Visa (V) once again urged the industry to adopt securer chip-based cards on Thursday, calling Target’s (TGT) December breach “unfortunate for everyone involved.”

The world's largest credit and debit card operator also reported a stronger-than-expected 9% increase in first-quarter profit as more people around the world swapped plastic for cash.

More than 40 million credit cards and 70 million personal records were stolen from Target in a security breach last month during the critical holiday shopping period.

Visa said well-established rules that govern traditional networks as well as cooperation between merchants, financial institutions and networks minimized the monetary losses, but Scharf nevertheless encouraged the adoption of new safeguards, such as EMV chip and tokenization.

“These incidents remind us of the need for all of us to continue to work together to secure payments from criminals,” Visa CEO Charlie Scharf said in a statement. 
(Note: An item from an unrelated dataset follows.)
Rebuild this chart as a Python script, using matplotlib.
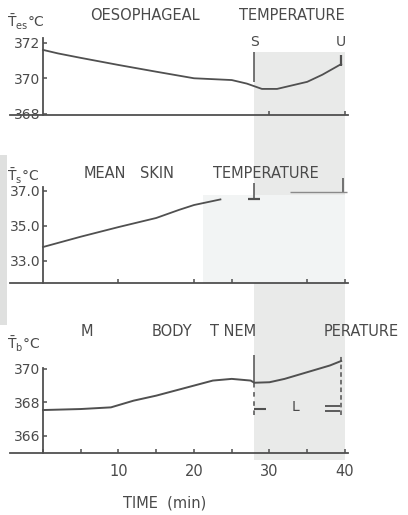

Meanwhile, Visa said it earned $1.4 billion, or $2.20 a share, in the first quarter, compared with a year-earlier $1.29 billion, or $1.93 a share. Analysts on average in a Thomson Reuters poll were calling for earnings of $2.20.

Revenue for the three-month period increased 11% to $3.2 billion from $2.8 billion previously, beating the Street’s view of $3.13 billion.

The company reaffirmed its fiscal 2014 outlook but did not provide specific full-year earnings per share or revenue targets.